117Der Zeuge O, der bis zu seiner Rente Disponent bei der Spedition J gewesen ist und für die Disposition der Kfz-Lieferungen unter anderem der Klägerin in die Türkei in den Jahren bis zu ihrer Umfirmierung tätig war, hat glaubhaft beschrieben, dass die Fahrer der Spedition J die ihnen von der Klägerin ausgehändigten Zollpapiere inklusive Handelsrechnungen und A.TR Dokumenten im Original bei sich führten und er bzw. die anderen beiden Disponenten diese Unterlagen bei Ankunft der Transporter am Firmensitz der Firma J stets fotokopierten. Er hat nachvollziehbar erklärt, weshalb die Unterlagen stets kopiert wurden.
118Die Fotokopien der durch die Fahrer an die Disponenten ausgehändigten Handelsrechnungen hat der Zeuge O dem Zeugen Y, von dem er wusste, dass dieser als Steuerfahnder tätig war, nach seiner glaubhaften Aussage übergeben.

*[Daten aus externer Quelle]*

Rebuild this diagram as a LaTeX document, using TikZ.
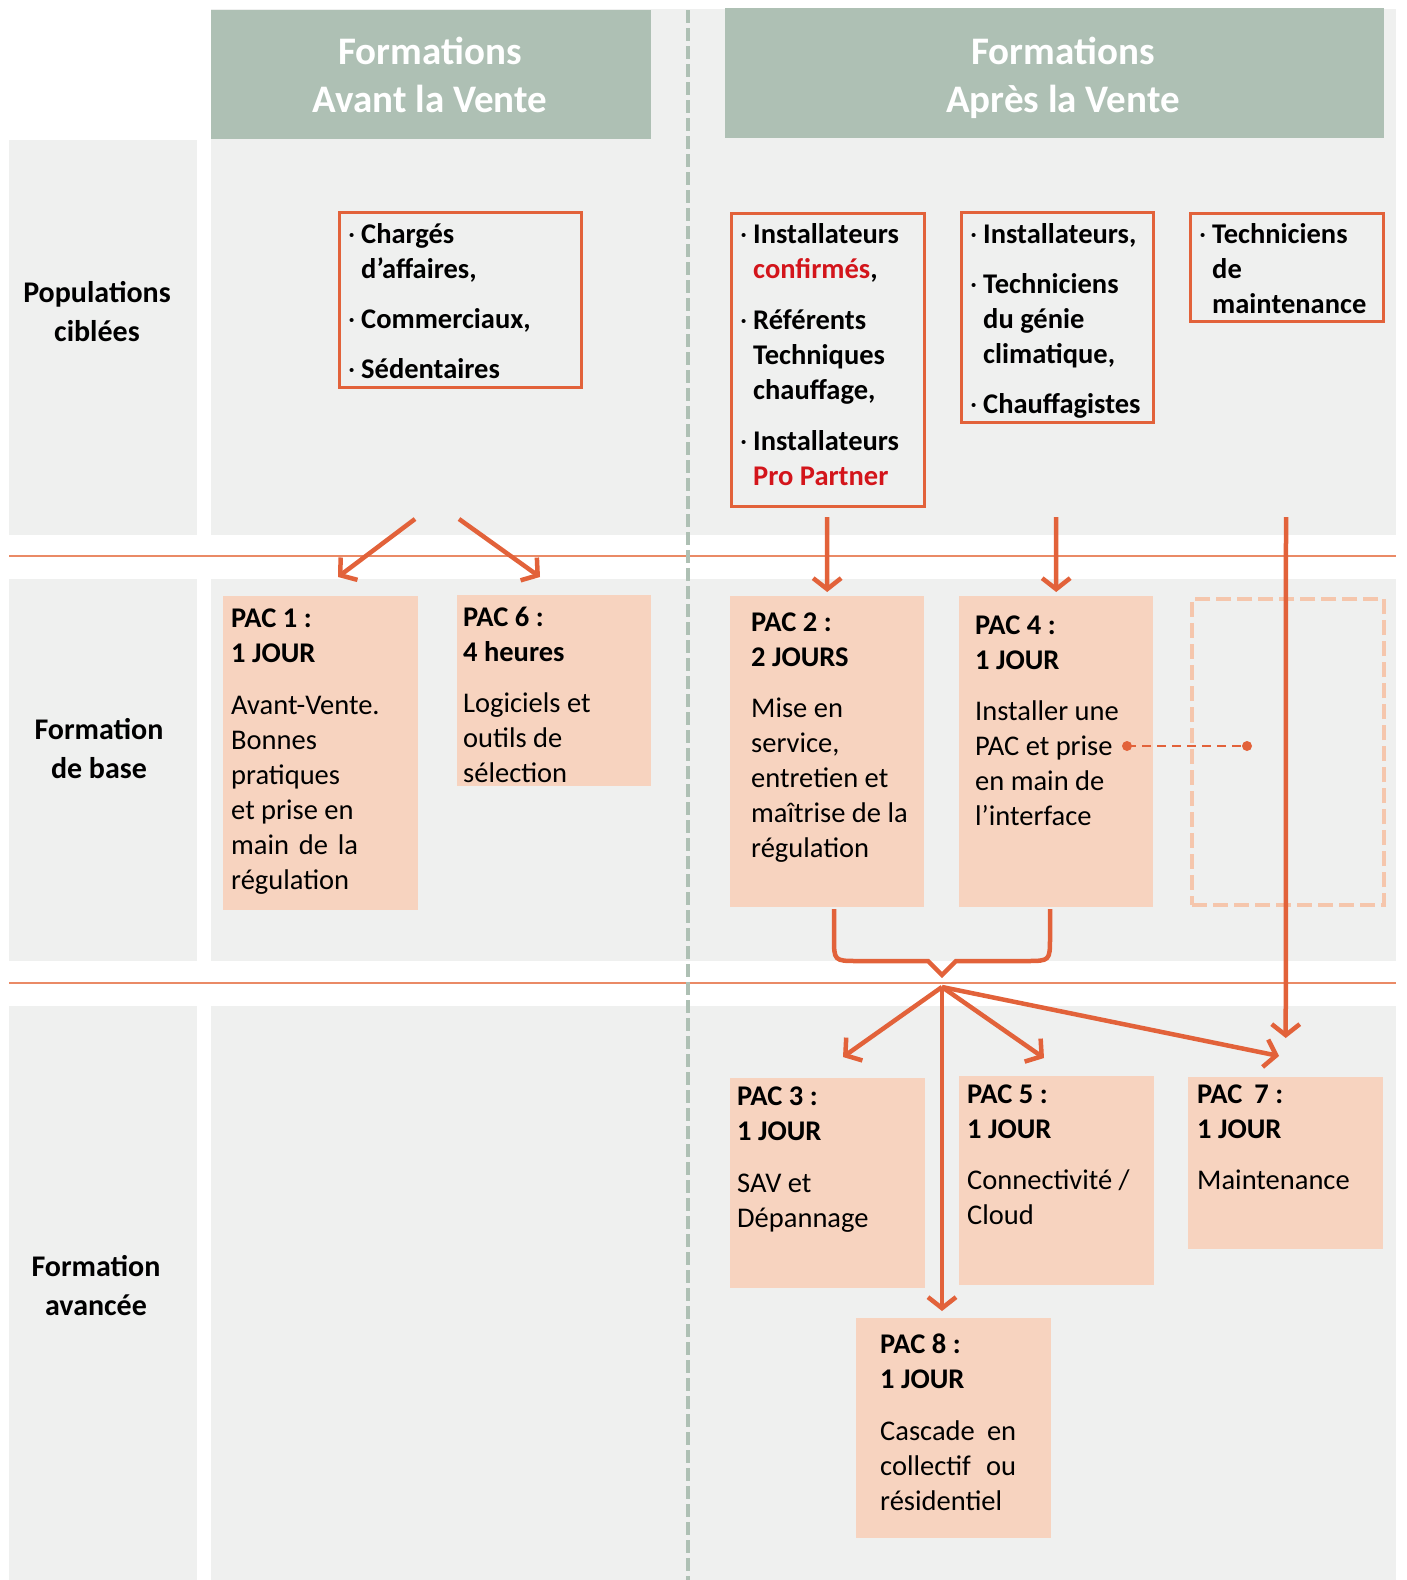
\documentclass[tikz,border=0pt]{standalone}
\usepackage{fontspec}
\setmainfont{Carlito}
\usetikzlibrary{arrows.meta}
\definecolor{bggray}{HTML}{EFF0EF}
\definecolor{hdrgreen}{HTML}{AEC0B4}
\definecolor{orng}{HTML}{E2623A}
\definecolor{lineorng}{HTML}{EA8A66}
\definecolor{pacfill}{HTML}{F7D3BF}
\definecolor{dashorng}{HTML}{F5C6AC}
\definecolor{redtxt}{HTML}{D3151B}
\newcommand{\popbul}{\makebox[13pt][l]{\mdseries·}}
\newcommand{\popind}{\hspace*{13pt}}
\begin{document}
\begin{tikzpicture}[x=1pt,y=-1pt,
  hdr/.style={fill=hdrgreen, draw=none, anchor=north west, inner sep=0pt},
  hdrtxt/.style={inner sep=0pt, anchor=base, align=center, text=white, font=\bfseries\fontsize{39}{48}\selectfont},
  rowlbl/.style={inner sep=0pt, anchor=base, align=center, font=\bfseries\fontsize{30}{39}\selectfont},
  popbox/.style={draw=orng, line width=3pt, anchor=north west, inner sep=0pt},
  poptxt/.style={inner sep=0pt, anchor=base west, align=left, font=\bfseries\fontsize{28.5}{35}\selectfont},
  pacbox/.style={fill=pacfill, draw=none, anchor=north west, inner sep=0pt},
  dashbox/.style={draw=dashorng, line width=4pt, dash pattern=on 15pt off 6pt, anchor=north west, inner sep=0pt},
  pactxt/.style={inner sep=0pt, anchor=base west, align=left, font=\fontsize{28.5}{35}\selectfont},
  arr/.style={draw=orng, line width=4.5pt, -{Straight Barb[length=11pt,width=28pt]}},
  brace/.style={draw=orng, line width=4.5pt},
  dotline/.style={draw=orng, line width=2.5pt, dash pattern=on 9pt off 6pt},
  sepline/.style={draw=lineorng, line width=1.8pt},
  divider/.style={draw=hdrgreen, line width=4pt, dash pattern=on 13pt off 5pt}
]
\useasboundingbox (0,0) rectangle (1406,1580);
% backgrounds
\fill[bggray] (9,140) rectangle (197,535);
\fill[bggray] (9,579) rectangle (197,961);
\fill[bggray] (9,1006) rectangle (197,1580);
\fill[bggray] (211,9) rectangle (1396,535);
\fill[bggray] (211,579) rectangle (1396,961);
\fill[bggray] (211,1006) rectangle (1396,1580);
% separators
\draw[sepline] (9,556) -- (1396,556);
\draw[sepline] (9,983) -- (1396,983);
\draw[divider] (688,10) -- (688,1580);
% headers
\node[hdr, minimum width=440pt, minimum height=129pt] (h1) at (211,10) {};
\node[hdr, minimum width=659pt, minimum height=130pt] (h2) at (725,8) {};
\node[hdrtxt] (h1t) at (430,112) {Formations\\Avant la Vente};
\node[hdrtxt] (h2t) at (1063,112) {Formations\\Après la Vente};
% row labels (anchored at last baseline)
\node[rowlbl] (r1) at (97,341) {Populations\\ciblées};
\node[rowlbl] (r2) at (99,778) {Formation\\de base};
\node[rowlbl] (r3) at (96,1315) {Formation\\avancée};
% population boxes
\node[popbox, minimum width=242pt, minimum height=175pt] (b1) at (338,211) {};
\node[popbox, minimum width=193pt, minimum height=293pt] (b2) at (730,212) {};
\node[popbox, minimum width=192pt, minimum height=210pt] (b3) at (960,211) {};
\node[popbox, minimum width=193pt, minimum height=108pt] (b4) at (1189,212) {};
\node[poptxt] (b1t) at (348,378) {\popbul Chargés\\\popind d'affaires,\\[15pt]\popbul Commerciaux,\\[15pt]\popbul Sédentaires};
\node[poptxt] (b2t) at (740,485) {\popbul Installateurs\\\popind\textcolor{redtxt}{confirmés},\\[16pt]\popbul Référents\\\popind Techniques\\\popind chauffage,\\[16pt]\popbul Installateurs\\\popind\textcolor{redtxt}{Pro Partner}};
\node[poptxt] (b3t) at (970,413) {\popbul Installateurs,\\[15pt]\popbul Techniciens\\\popind du génie\\\popind climatique,\\[15pt]\popbul Chauffagistes};
\node[poptxt] (b4t) at (1199,313) {\popbul Techniciens\\\popind de\\\popind maintenance};
% PAC boxes
\node[pacbox, minimum width=195pt, minimum height=314pt] (pac1) at (223,596) {};
\node[pacbox, minimum width=194pt, minimum height=191pt] (pac6) at (457,595) {};
\node[pacbox, minimum width=194pt, minimum height=311pt] (pac2) at (730,596) {};
\node[pacbox, minimum width=194pt, minimum height=311pt] (pac4) at (959,596) {};
\node[dashbox, minimum width=192pt, minimum height=306pt] (empty) at (1190,597) {};
\node[pacbox, minimum width=195pt, minimum height=210pt] (pac3) at (730,1078) {};
\node[pacbox, minimum width=195pt, minimum height=209pt] (pac5) at (959,1076) {};
\node[pacbox, minimum width=195pt, minimum height=172pt] (pac7) at (1188,1077) {};
\node[pacbox, minimum width=195pt, minimum height=220pt] (pac8) at (856,1318) {};
\node[pactxt] (pac1t) at (231,889) {\textbf{PAC 1 :}\\\textbf{1 JOUR}\\[17pt]Avant-Vente.\\Bonnes\\pratiques\\et prise en\\\makebox[127pt][s]{main de la}\\régulation};
\node[pactxt] (pac6t) at (463,782) {\textbf{PAC 6 :}\\\textbf{4 heures}\\[16pt]Logiciels et\\outils de\\sélection};
\node[pactxt] (pac2t) at (751,857) {\textbf{PAC 2 :}\\\textbf{2 JOURS}\\[16pt]Mise en\\service,\\entretien et\\maîtrise de la\\régulation};
\node[pactxt] (pac4t) at (975,825) {\textbf{PAC 4 :}\\\textbf{1 JOUR}\\[16pt]Installer une\\PAC et prise\\en main de\\l'interface};
\node[pactxt] (pac3t) at (737,1227) {\textbf{PAC 3 :}\\\textbf{1 JOUR}\\[17pt]SAV et\\Dépannage};
\node[pactxt] (pac5t) at (967,1224) {\textbf{PAC 5 :}\\\textbf{1 JOUR}\\[16pt]Connectivité /\\Cloud};
\node[pactxt] (pac7t) at (1197,1189) {\textbf{PAC\hspace{12pt}7 :}\\\textbf{1 JOUR}\\[16pt]Maintenance};
\node[pactxt] (pac8t) at (880,1510) {\textbf{PAC 8 :}\\\textbf{1 JOUR}\\[17pt]\makebox[136pt][s]{Cascade en}\\\makebox[136pt][s]{collectif ou}\\résidentiel};
% connectors
\coordinate (s1a) at (415,519);
\coordinate (t1a) at (338,577);
\coordinate (s1b) at (459,519);
\coordinate (t1b) at (540,577);
\coordinate (s2) at (827,517);
\coordinate (s4) at (1056,517);
\coordinate (s7) at (1286,517);
\coordinate (hub) at (942,987);
\coordinate (t3) at (843,1057);
\coordinate (t5) at (1044,1058);
\coordinate (t7) at (1279,1056);
\coordinate (t8) at (942,1311);
\draw[arr] (s1a) -- (t1a);
\draw[arr] (s1b) -- (t1b);
\draw[arr, shorten >=4pt] (s2) -- (pac2.north);
\draw[arr, shorten >=4pt] (s4) -- (pac4.north);
\draw[arr, shorten >=39pt] (s7) -- (pac7.north);
\draw[brace] (834,909) -- (834,937) .. controls (834,961) .. (858,961) -- (928,961) -- (942,975) -- (956,961) -- (1026,961) .. controls (1050,961) .. (1050,937) -- (1050,909);
\draw[arr] (hub) -- (t3);
\draw[arr] (hub) -- (t5);
\draw[arr] (hub) -- (t7);
\draw[arr] (hub) -- (t8);
% dotted link
\coordinate (d1) at (1127,746);
\coordinate (d2) at (1247,746);
\draw[dotline] (d1) -- (d2);
\fill[orng] (d1) circle (5pt);
\fill[orng] (d2) circle (5pt);
\end{tikzpicture}
\end{document}
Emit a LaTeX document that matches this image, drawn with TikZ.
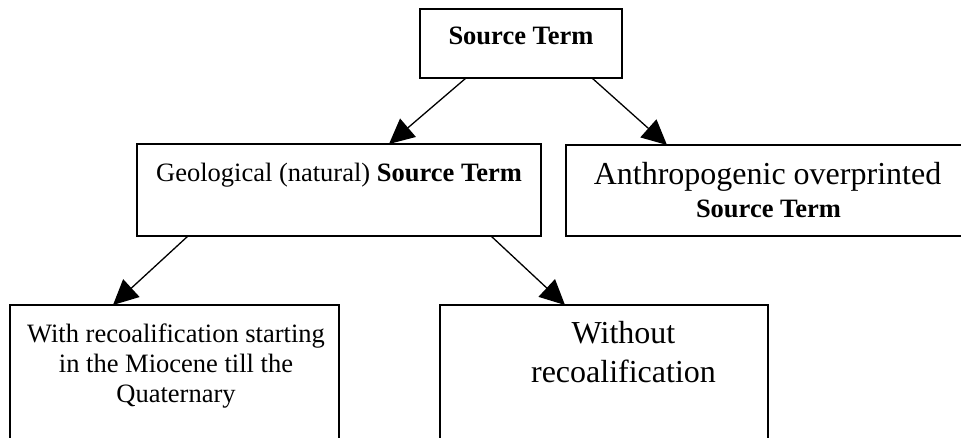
\documentclass[tikz,border=0pt]{standalone}
\usepackage{fontspec}
\setmainfont{Liberation Serif}
\usetikzlibrary{arrows.meta}
\begin{document}
\begin{tikzpicture}[x=1pt,y=-1pt,
  box/.style={draw, line width=1.8pt, rectangle, anchor=north west, inner sep=0pt, outer sep=0pt},
  conn/.style={line width=1.3pt, -{Triangle[length=25pt,width=24pt]}},
  small/.style={font=\fontsize{26.5}{30}\selectfont, anchor=base, inner sep=0pt},
  big/.style={font=\fontsize{32}{37}\selectfont, anchor=base, inner sep=0pt}]
\useasboundingbox (0,0) rectangle (961,438);
\clip (0,0) rectangle (961,438);
% boxes
\node[box, minimum width=202pt, minimum height=69pt] (src) at (420,9) {};
\node[box, minimum width=404pt, minimum height=92pt] (geo) at (137,144) {};
\node[box, minimum width=420pt, minimum height=91pt] (anth) at (566,145) {};
\node[box, minimum width=329pt, minimum height=160pt] (ll) at (10,305) {};
\node[box, minimum width=328pt, minimum height=160pt] (lr) at (440,305) {};
% texts
\node[small] (srcT) at (521,45) {\textbf{Source Term}};
\node[small] (geoT) at (339,182) {Geological (natural) \textbf{Source Term}};
\node[big] (anthT1) at (767.5,185) {Anthropogenic overprinted};
\node[small] (anthT2) at (768.5,218) {\textbf{Source Term}};
\node[small] (llT1) at (176,342) {With recoalification starting};
\node[small] (llT2) at (176,372) {in the Miocene till the};
\node[small] (llT3) at (176,402) {Quaternary};
\node[big] (lrT1) at (623.5,343) {Without};
\node[big] (lrT2) at (623.5,382) {recoalification};
% connectors
\draw[conn] ([xshift=46pt]src.south west) -- ([xshift=252pt]geo.north west);
\draw[conn] ([xshift=172pt]src.south west) -- ([xshift=101pt]anth.north west);
\draw[conn] ([xshift=51pt]geo.south west) -- ([xshift=103pt]ll.north west);
\draw[conn] ([xshift=354pt]geo.south west) -- ([xshift=125pt]lr.north west);
\end{tikzpicture}
\end{document}
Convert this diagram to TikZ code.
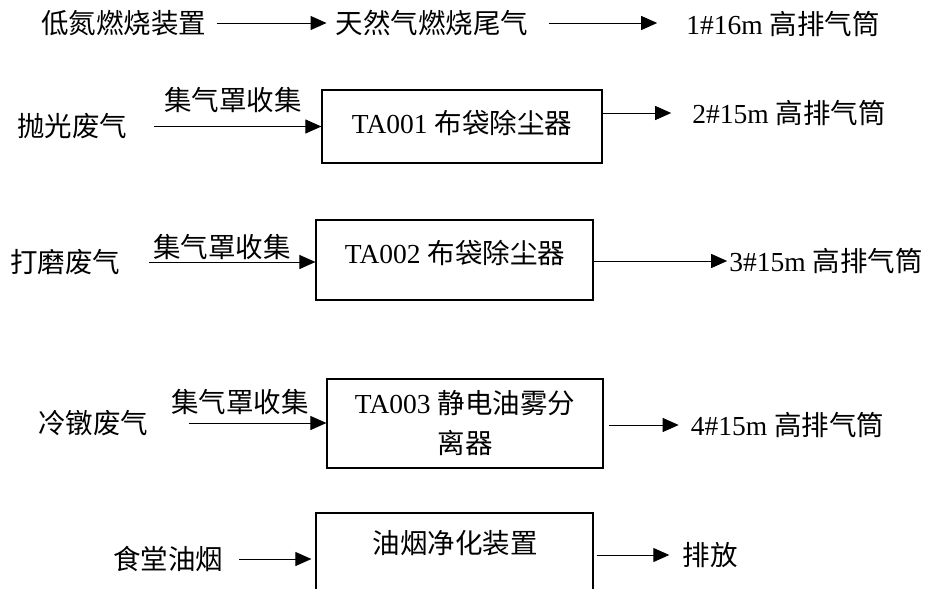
\documentclass[tikz,border=0pt]{standalone}
\usepackage{fontspec}
\setmainfont{Liberation Serif}
\newfontfamily\cjk{Noto Sans CJK SC}
\usetikzlibrary{arrows.meta}

\begin{document}
\begin{tikzpicture}[x=1pt, y=-1pt,
    every node/.style={inner sep=0pt, font=\cjk\fontsize{27.5}{40}\selectfont},
    box/.style={draw, line width=1.2pt},
    arr/.style={-{Triangle[length=16pt,width=14pt]}, line width=1pt}]
         \useasboundingbox (0, 0) rectangle (927, 589);
         % first row
         \node (DN) at (124, 23) {低氮燃烧装置};
         \node (TW) at (432, 23) {天然气燃烧尾气};
         \node (P1) at (783, 24) {{\rmfamily 1\#16m }高排气筒};
         \draw [arr, shorten <=10pt, shorten >=9pt] (DN) -- (TW);
         \draw [arr, shorten <=21pt, shorten >=29pt] (TW) -- (TW -| P1.west);
         % TA001
         \node (PG) at (72, 126.5) {抛光废气};
         \node [box, minimum width=280pt, minimum height=73pt] (B1) at (462, 126.5) {};
         \node (T1) at (462, 123) {{\rmfamily TA001 }布袋除尘器};
         \node (J1) at (233, 100) {集气罩收集};
         \node (P2) at (789, 113) {{\rmfamily 2\#15m }高排气筒};
         \draw [arr, shorten <=27pt] (PG) -- (B1);
         \draw [arr, shorten >=21pt] (B1.east |- P2) -- (P2);
         % TA002
         \node (DM) at (65, 262) {打磨废气};
         \node [box, minimum width=277pt, minimum height=80pt] (B2) at (454.5, 260) {};
         \node (T2) at (455, 253) {{\rmfamily TA002 }布袋除尘器};
         \node (J2) at (222, 247) {集气罩收集};
         \node (P3) at (826, 261) {{\rmfamily 3\#15m }高排气筒};
         \draw [arr, shorten <=29pt] (DM) -- (DM -| B2.west);
         \draw [arr, shorten >=2pt] (B2.east |- P3) -- (P3);
         % TA003
         \node (LD) at (93, 423) {冷镦废气};
         \node [box, minimum width=276pt, minimum height=89pt] (B3) at (465, 423.5) {};
         \node [align=center] (T3) at (465, 423) {{\rmfamily TA003 }静电油雾分\\离器};
         \node (J3) at (240, 402) {集气罩收集};
         \node (P4) at (787.5, 425) {{\rmfamily 4\#15m }高排气筒};
         \draw [arr, shorten <=41pt] (LD) -- (LD -| B3.west);
         \draw [arr, shorten <=5pt, shorten >=12pt] (B3.east |- P4) -- (P4);
         % kitchen
         \node (ST) at (168, 559) {食堂油烟};
         \node [box, minimum width=277pt, minimum height=100pt] (B5) at (454.5, 563) {};
         \node (T5) at (455, 543) {油烟净化装置};
         \node (PF) at (710, 555) {排放};
         \draw [arr, shorten <=16pt, shorten >=4pt] (ST) -- (ST -| B5.west);
         \draw [arr, shorten <=3pt, shorten >=13pt] (B5.east |- PF) -- (PF);
\end{tikzpicture}
\end{document}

119Der erkennende Senat sieht keinen Anlass, die in sich schlüssigen und detaillierten Schilderungen des Zeugen O zu der Abfertigung der Kfz-Lieferungen am Sitz der Spedition J inklusive der Anfertigung von unter anderem der von den Fahrern mit sich geführten Handelsrechnungen in Zweifel zu ziehen.
120Unter den von dem Zeugen O gefertigten, dem Zeugen Y übergebenen und dem Gericht in einem Aktenordner vorliegenden Fotokopien befindet sich eine Vielzahl von nachweislich unterfakturierten Rechnungen der Klägerin für Kfz-Lieferungen in die Türkei, die der erkennende Senat stichprobenartig geprüft hat (2010: unterfakturierte Rechnungen mit den Rechnungsnummern 10792, 10793, 10820,10821, 10699, 10700, 10696 und 10625 mit den entsprechenden „ersten“ Rechnungen aus der Buchführung der Klägerin, vgl. Blatt 425, 426, 421 und 420 Bp-Akte, und vorgeheftet in dem Aktenordner mit den von der Spedition J überreichten Rechnungskopien; 2012: Tabelle über 24 „erste“ und unterfakturierte „zweite“ Rechnungen, Bl. 461 Bp-Akte).
121b.
122Auf Kontinuität in den Abläufen und Geschäftsbeziehungen der Klägerin zu ihren türkischen Abnehmern, wozu die Ausstellung unterfakturierter Handelsrechnungen zur Vorlage beim türkischen Zoll zur Überzeugung des erkennenden Senats zählt, weist auch die Aussage der Zeugin U hin, nach der die Klägerin zu ihren türkischen Abnehmern ein Vertrauensverhältnis hatte. Zwar ist lediglich der Händler F Ltd. ... aus ... sowohl im Jahr 2012 als auch im Streitjahr 2013 nach Aktenlage Adressat von unterfakturierten Rechnungen der Klägerin gewesen. Allerdings kann auch nicht ausgeschlossen werden, dass die Handelspartner der Klägerin – genauso wie die Klägerin – ihre Firmen seit 2007 gewechselt haben.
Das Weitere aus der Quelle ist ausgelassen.